■ **What is needed**
The listing below begins with the first line you should copy; stop after the line containing "39.2, 39.6, 39.4]", and drop every picture.

— Start of Provided material —

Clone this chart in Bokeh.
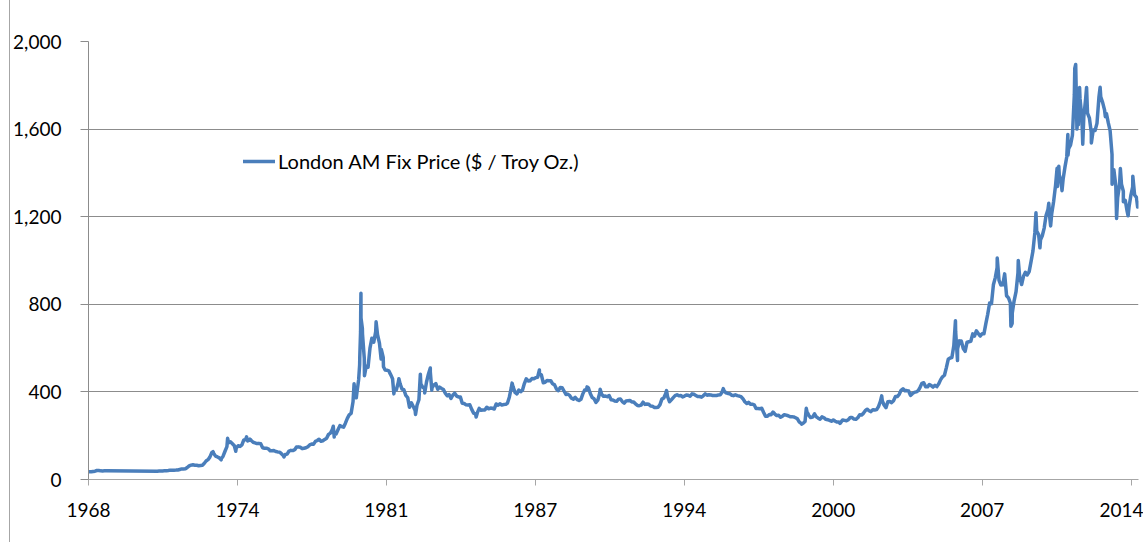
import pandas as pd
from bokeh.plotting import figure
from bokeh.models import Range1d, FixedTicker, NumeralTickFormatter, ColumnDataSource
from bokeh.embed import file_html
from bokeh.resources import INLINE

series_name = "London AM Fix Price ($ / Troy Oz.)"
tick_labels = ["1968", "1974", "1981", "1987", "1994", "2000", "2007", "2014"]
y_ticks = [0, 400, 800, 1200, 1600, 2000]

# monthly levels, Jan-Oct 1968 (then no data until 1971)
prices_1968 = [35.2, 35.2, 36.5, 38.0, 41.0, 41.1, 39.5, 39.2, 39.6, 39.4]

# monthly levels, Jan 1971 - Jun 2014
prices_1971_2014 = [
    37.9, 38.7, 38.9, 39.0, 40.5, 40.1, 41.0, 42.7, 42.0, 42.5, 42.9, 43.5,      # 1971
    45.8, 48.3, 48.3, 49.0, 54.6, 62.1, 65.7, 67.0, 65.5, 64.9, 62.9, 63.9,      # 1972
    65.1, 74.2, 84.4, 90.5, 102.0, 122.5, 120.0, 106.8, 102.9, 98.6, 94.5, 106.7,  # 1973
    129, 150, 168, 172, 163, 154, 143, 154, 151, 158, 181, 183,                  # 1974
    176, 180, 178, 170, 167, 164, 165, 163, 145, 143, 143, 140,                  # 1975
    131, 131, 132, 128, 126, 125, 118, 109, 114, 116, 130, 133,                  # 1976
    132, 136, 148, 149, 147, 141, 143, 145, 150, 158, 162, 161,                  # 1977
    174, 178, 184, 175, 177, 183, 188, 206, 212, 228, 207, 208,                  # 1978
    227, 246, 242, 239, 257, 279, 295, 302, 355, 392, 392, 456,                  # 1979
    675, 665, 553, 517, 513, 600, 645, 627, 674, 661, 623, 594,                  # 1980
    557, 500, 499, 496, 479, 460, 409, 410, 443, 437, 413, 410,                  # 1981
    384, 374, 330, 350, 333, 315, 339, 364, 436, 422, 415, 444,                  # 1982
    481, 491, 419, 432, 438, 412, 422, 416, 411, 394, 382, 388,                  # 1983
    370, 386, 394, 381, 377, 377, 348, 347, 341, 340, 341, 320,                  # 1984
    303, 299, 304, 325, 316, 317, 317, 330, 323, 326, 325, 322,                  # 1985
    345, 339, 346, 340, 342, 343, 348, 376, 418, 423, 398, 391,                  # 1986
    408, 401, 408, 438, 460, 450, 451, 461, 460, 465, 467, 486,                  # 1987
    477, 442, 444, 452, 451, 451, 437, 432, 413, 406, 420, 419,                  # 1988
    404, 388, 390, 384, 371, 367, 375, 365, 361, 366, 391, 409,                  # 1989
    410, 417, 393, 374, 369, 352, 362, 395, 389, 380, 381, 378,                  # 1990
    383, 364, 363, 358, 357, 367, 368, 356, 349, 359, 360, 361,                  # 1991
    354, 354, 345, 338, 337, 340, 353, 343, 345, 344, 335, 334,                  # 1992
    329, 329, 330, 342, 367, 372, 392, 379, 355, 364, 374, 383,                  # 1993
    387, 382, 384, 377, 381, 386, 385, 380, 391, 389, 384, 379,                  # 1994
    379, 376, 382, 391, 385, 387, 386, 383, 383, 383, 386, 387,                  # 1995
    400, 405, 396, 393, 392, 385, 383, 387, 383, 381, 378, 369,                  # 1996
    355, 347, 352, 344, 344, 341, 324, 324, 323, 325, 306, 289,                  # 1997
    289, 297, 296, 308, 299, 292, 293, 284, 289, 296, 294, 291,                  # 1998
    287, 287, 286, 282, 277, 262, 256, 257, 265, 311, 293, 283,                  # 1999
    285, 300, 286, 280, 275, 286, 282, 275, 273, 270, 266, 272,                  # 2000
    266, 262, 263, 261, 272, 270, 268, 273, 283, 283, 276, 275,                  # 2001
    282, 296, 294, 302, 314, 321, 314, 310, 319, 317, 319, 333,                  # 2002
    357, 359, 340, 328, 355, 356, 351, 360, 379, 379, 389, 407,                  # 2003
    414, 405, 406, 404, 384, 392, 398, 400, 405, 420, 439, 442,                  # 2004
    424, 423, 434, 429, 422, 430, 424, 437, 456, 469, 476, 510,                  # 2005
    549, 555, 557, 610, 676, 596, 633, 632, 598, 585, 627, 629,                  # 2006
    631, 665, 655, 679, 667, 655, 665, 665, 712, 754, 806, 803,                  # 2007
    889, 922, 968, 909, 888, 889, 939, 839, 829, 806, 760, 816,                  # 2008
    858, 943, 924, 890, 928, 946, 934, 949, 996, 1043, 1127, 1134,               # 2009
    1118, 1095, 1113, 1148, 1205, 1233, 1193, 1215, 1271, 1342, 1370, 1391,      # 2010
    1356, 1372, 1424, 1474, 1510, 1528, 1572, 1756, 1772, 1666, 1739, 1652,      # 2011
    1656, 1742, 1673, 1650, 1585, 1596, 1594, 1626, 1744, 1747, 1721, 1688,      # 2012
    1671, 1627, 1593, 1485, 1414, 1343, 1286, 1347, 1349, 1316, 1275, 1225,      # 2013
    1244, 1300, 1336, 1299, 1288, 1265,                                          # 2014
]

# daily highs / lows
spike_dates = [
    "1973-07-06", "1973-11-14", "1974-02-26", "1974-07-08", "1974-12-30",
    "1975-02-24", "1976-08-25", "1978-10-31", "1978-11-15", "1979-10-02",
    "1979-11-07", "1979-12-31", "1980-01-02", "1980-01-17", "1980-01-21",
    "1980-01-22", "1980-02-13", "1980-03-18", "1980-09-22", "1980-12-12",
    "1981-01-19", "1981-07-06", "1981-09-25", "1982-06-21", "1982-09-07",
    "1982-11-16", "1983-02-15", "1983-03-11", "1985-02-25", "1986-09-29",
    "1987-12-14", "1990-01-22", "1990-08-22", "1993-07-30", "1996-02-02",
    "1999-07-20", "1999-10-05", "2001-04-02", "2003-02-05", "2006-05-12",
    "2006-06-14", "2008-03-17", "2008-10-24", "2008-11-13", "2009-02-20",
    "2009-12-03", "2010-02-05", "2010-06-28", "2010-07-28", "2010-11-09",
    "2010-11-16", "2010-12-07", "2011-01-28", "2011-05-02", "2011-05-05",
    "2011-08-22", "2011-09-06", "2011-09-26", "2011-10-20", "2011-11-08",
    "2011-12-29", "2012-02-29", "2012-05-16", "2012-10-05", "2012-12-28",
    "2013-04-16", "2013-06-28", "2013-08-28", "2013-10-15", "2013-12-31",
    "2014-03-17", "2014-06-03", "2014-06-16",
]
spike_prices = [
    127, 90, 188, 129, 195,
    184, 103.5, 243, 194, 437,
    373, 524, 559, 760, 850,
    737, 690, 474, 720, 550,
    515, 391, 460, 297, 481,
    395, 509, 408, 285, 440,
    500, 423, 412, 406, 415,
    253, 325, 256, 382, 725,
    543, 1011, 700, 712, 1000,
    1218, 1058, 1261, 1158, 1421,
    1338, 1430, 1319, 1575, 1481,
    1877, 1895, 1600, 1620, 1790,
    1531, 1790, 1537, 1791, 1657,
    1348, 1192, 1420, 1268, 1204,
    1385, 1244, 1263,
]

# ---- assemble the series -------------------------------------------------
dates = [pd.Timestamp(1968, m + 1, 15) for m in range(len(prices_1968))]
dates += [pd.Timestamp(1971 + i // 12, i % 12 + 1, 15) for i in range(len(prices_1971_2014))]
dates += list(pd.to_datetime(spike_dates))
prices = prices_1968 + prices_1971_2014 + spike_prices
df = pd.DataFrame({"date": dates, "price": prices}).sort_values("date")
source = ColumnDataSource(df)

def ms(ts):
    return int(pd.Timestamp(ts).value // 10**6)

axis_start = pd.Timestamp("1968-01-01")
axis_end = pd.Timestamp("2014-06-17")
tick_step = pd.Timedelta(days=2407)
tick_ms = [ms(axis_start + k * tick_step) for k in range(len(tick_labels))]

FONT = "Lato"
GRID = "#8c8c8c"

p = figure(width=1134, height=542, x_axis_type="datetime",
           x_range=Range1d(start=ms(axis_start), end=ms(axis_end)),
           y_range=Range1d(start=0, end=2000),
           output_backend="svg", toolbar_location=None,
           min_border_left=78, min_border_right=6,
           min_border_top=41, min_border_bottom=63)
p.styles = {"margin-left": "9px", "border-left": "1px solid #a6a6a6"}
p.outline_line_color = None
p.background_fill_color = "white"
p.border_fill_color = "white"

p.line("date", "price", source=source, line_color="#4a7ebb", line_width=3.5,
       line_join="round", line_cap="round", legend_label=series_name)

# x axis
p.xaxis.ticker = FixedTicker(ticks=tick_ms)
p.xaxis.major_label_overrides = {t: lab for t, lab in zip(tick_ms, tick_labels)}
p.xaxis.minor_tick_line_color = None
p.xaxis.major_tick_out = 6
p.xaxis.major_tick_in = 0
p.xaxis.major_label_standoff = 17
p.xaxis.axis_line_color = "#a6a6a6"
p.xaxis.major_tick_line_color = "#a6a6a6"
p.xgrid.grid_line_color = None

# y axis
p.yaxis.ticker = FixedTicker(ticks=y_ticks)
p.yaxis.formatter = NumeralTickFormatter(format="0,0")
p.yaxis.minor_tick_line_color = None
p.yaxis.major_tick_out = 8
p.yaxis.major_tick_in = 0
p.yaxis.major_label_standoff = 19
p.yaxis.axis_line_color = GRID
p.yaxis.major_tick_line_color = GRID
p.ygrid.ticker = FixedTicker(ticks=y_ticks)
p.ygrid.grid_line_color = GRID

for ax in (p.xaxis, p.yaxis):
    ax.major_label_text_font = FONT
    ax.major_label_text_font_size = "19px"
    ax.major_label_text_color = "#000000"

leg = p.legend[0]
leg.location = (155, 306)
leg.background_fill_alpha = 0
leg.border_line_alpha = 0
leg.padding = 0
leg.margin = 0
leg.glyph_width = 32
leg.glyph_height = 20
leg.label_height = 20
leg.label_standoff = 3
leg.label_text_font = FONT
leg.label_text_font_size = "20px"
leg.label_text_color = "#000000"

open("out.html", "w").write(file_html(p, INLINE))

— End of Provided material —

■ **Exercise response**
Clone this chart in Bokeh.
import pandas as pd
from bokeh.plotting import figure
from bokeh.models import Range1d, FixedTicker, NumeralTickFormatter, ColumnDataSource
from bokeh.embed import file_html
from bokeh.resources import INLINE

series_name = "London AM Fix Price ($ / Troy Oz.)"
tick_labels = ["1968", "1974", "1981", "1987", "1994", "2000", "2007", "2014"]
y_ticks = [0, 400, 800, 1200, 1600, 2000]

# monthly levels, Jan-Oct 1968 (then no data until 1971)
prices_1968 = [35.2, 35.2, 36.5, 38.0, 41.0, 41.1, 39.5, 39.2, 39.6, 39.4]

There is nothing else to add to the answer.